PROBLEM: Would you write out the listing verbatim and skip every picture in it?

DATASET SECTION:

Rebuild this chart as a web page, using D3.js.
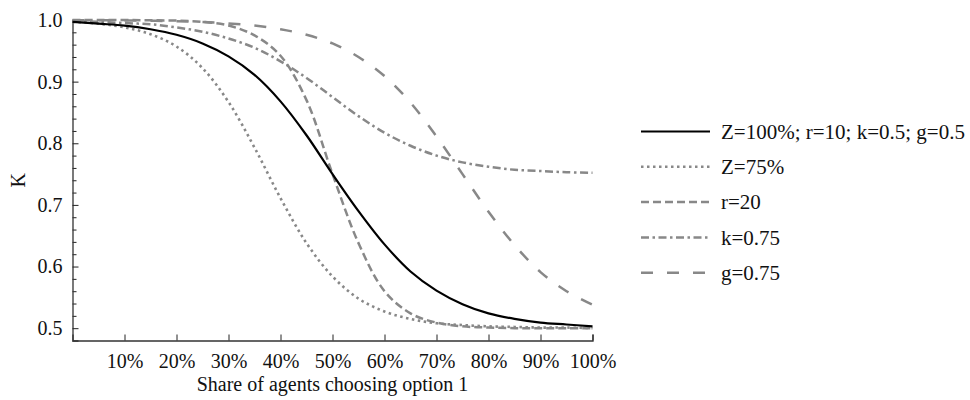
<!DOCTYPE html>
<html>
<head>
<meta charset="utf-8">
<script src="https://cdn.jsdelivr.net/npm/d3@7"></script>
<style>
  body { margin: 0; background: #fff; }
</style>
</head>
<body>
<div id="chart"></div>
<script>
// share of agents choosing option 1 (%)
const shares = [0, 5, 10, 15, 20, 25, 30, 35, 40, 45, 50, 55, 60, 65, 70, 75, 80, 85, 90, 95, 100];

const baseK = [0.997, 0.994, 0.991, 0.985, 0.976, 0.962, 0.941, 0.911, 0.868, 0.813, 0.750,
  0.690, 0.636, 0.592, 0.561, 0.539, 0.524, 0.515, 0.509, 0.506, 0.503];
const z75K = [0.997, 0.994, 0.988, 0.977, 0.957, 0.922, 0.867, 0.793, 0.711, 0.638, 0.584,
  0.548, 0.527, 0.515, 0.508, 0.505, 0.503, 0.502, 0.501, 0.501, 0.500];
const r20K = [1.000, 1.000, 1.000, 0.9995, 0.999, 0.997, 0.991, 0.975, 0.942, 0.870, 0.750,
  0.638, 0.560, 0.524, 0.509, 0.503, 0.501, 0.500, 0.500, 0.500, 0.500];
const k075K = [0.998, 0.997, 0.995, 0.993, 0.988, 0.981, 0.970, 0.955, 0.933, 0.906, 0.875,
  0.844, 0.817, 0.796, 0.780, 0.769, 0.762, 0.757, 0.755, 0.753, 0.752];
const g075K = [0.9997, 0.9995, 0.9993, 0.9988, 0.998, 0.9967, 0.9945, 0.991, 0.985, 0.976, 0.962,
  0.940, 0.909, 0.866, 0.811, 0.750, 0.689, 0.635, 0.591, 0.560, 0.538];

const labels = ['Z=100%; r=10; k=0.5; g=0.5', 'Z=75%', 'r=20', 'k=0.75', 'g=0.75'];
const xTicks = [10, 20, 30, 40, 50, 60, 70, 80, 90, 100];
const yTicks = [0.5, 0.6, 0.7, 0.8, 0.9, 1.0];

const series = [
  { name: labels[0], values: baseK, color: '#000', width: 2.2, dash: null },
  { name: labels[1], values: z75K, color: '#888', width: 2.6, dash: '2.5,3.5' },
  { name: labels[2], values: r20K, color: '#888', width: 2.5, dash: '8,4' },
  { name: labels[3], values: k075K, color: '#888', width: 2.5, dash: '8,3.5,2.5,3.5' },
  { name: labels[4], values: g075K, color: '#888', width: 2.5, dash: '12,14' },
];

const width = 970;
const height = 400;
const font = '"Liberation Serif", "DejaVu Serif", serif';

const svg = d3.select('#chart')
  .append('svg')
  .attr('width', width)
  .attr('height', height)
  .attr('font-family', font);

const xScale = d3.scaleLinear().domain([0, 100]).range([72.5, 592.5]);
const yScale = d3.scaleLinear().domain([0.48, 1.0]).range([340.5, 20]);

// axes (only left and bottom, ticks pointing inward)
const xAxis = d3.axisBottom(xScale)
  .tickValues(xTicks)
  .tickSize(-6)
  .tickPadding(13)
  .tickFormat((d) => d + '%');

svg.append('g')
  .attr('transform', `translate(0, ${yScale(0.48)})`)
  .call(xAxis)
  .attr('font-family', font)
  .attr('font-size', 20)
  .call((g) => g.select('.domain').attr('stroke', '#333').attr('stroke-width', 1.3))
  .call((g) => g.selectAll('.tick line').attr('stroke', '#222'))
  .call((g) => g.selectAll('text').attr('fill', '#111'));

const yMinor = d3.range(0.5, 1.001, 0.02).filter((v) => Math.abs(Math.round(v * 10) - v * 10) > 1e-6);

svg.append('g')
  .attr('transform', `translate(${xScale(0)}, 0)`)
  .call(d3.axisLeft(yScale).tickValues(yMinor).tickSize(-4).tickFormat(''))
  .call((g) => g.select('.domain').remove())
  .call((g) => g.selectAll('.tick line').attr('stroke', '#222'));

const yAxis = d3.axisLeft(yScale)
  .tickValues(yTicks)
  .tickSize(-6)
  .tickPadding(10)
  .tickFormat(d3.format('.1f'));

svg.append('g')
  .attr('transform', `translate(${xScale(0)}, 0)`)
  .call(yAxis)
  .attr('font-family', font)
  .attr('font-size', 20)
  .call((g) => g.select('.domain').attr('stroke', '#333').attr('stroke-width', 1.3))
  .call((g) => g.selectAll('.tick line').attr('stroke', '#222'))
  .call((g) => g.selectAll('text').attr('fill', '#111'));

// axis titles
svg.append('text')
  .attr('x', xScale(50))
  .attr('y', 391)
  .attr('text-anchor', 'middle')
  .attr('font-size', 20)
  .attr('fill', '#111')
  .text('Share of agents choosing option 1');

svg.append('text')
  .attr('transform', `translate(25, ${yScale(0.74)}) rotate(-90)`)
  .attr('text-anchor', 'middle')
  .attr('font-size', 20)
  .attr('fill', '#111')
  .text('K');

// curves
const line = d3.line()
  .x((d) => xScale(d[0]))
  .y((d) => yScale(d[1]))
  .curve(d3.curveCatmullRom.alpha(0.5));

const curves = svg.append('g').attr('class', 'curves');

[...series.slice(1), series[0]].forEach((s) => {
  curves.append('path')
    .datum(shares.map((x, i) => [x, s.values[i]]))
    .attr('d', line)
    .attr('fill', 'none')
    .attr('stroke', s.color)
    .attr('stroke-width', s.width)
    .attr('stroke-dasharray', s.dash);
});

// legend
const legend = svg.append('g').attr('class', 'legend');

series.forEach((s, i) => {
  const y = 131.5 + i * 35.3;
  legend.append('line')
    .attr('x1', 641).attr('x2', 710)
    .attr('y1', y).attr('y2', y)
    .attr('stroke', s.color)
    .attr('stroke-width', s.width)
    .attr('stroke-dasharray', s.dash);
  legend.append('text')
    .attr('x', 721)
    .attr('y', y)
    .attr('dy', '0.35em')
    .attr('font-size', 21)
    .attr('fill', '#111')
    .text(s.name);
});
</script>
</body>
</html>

FULL RESPONSE:
Rebuild this chart as a web page, using D3.js.
<!DOCTYPE html>
<html>
<head>
<meta charset="utf-8">
<script src="https://cdn.jsdelivr.net/npm/d3@7"></script>
<style>
  body { margin: 0; background: #fff; }
</style>
</head>
<body>
<div id="chart"></div>
<script>
// share of agents choosing option 1 (%)
const shares = [0, 5, 10, 15, 20, 25, 30, 35, 40, 45, 50, 55, 60, 65, 70, 75, 80, 85, 90, 95, 100];

const baseK = [0.997, 0.994, 0.991, 0.985, 0.976, 0.962, 0.941, 0.911, 0.868, 0.813, 0.750,
  0.690, 0.636, 0.592, 0.561, 0.539, 0.524, 0.515, 0.509, 0.506, 0.503];
const z75K = [0.997, 0.994, 0.988, 0.977, 0.957, 0.922, 0.867, 0.793, 0.711, 0.638, 0.584,
  0.548, 0.527, 0.515, 0.508, 0.505, 0.503, 0.502, 0.501, 0.501, 0.500];
const r20K = [1.000, 1.000, 1.000, 0.9995, 0.999, 0.997, 0.991, 0.975, 0.942, 0.870, 0.750,
  0.638, 0.560, 0.524, 0.509, 0.503, 0.501, 0.500, 0.500, 0.500, 0.500];
const k075K = [0.998, 0.997, 0.995, 0.993, 0.988, 0.981, 0.970, 0.955, 0.933, 0.906, 0.875,
  0.844, 0.817, 0.796, 0.780, 0.769, 0.762, 0.757, 0.755, 0.753, 0.752];
const g075K = [0.9997, 0.9995, 0.9993, 0.9988, 0.998, 0.9967, 0.9945, 0.991, 0.985, 0.976, 0.962,
  0.940, 0.909, 0.866, 0.811, 0.750, 0.689, 0.635, 0.591, 0.560, 0.538];

const labels = ['Z=100%; r=10; k=0.5; g=0.5', 'Z=75%', 'r=20', 'k=0.75', 'g=0.75'];
const xTicks = [10, 20, 30, 40, 50, 60, 70, 80, 90, 100];
const yTicks = [0.5, 0.6, 0.7, 0.8, 0.9, 1.0];

const series = [
  { name: labels[0], values: baseK, color: '#000', width: 2.2, dash: null },
  { name: labels[1], values: z75K, color: '#888', width: 2.6, dash: '2.5,3.5' },
  { name: labels[2], values: r20K, color: '#888', width: 2.5, dash: '8,4' },
  { name: labels[3], values: k075K, color: '#888', width: 2.5, dash: '8,3.5,2.5,3.5' },
  { name: labels[4], values: g075K, color: '#888', width: 2.5, dash: '12,14' },
];

const width = 970;
const height = 400;
const font = '"Liberation Serif", "DejaVu Serif", serif';

const svg = d3.select('#chart')
  .append('svg')
  .attr('width', width)
  .attr('height', height)
  .attr('font-family', font);

const xScale = d3.scaleLinear().domain([0, 100]).range([72.5, 592.5]);
const yScale = d3.scaleLinear().domain([0.48, 1.0]).range([340.5, 20]);

// axes (only left and bottom, ticks pointing inward)
const xAxis = d3.axisBottom(xScale)
  .tickValues(xTicks)
  .tickSize(-6)
  .tickPadding(13)
  .tickFormat((d) => d + '%');

svg.append('g')
  .attr('transform', `translate(0, ${yScale(0.48)})`)
  .call(xAxis)
  .attr('font-family', font)
  .attr('font-size', 20)
  .call((g) => g.select('.domain').attr('stroke', '#333').attr('stroke-width', 1.3))
  .call((g) => g.selectAll('.tick line').attr('stroke', '#222'))
  .call((g) => g.selectAll('text').attr('fill', '#111'));

const yMinor = d3.range(0.5, 1.001, 0.02).filter((v) => Math.abs(Math.round(v * 10) - v * 10) > 1e-6);

svg.append('g')
  .attr('transform', `translate(${xScale(0)}, 0)`)
  .call(d3.axisLeft(yScale).tickValues(yMinor).tickSize(-4).tickFormat(''))
  .call((g) => g.select('.domain').remove())
  .call((g) => g.selectAll('.tick line').attr('stroke', '#222'));

const yAxis = d3.axisLeft(yScale)
  .tickValues(yTicks)
  .tickSize(-6)
  .tickPadding(10)
  .tickFormat(d3.format('.1f'));

svg.append('g')
  .attr('transform', `translate(${xScale(0)}, 0)`)
  .call(yAxis)
  .attr('font-family', font)
  .attr('font-size', 20)
  .call((g) => g.select('.domain').attr('stroke', '#333').attr('stroke-width', 1.3))
  .call((g) => g.selectAll('.tick line').attr('stroke', '#222'))
  .call((g) => g.selectAll('text').attr('fill', '#111'));

// axis titles
svg.append('text')
  .attr('x', xScale(50))
  .attr('y', 391)
  .attr('text-anchor', 'middle')
  .attr('font-size', 20)
  .attr('fill', '#111')
  .text('Share of agents choosing option 1');

svg.append('text')
  .attr('transform', `translate(25, ${yScale(0.74)}) rotate(-90)`)
  .attr('text-anchor', 'middle')
  .attr('font-size', 20)
  .attr('fill', '#111')
  .text('K');

// curves
const line = d3.line()
  .x((d) => xScale(d[0]))
  .y((d) => yScale(d[1]))
  .curve(d3.curveCatmullRom.alpha(0.5));

const curves = svg.append('g').attr('class', 'curves');

[...series.slice(1), series[0]].forEach((s) => {
  curves.append('path')
    .datum(shares.map((x, i) => [x, s.values[i]]))
    .attr('d', line)
    .attr('fill', 'none')
    .attr('stroke', s.color)
    .attr('stroke-width', s.width)
    .attr('stroke-dasharray', s.dash);
});

// legend
const legend = svg.append('g').attr('class', 'legend');

series.forEach((s, i) => {
  const y = 131.5 + i * 35.3;
  legend.append('line')
    .attr('x1', 641).attr('x2', 710)
    .attr('y1', y).attr('y2', y)
    .attr('stroke', s.color)
    .attr('stroke-width', s.width)
    .attr('stroke-dasharray', s.dash);
  legend.append('text')
    .attr('x', 721)
    .attr('y', y)
    .attr('dy', '0.35em')
    .attr('font-size', 21)
    .attr('fill', '#111')
    .text(s.name);
});
</script>
</body>
</html>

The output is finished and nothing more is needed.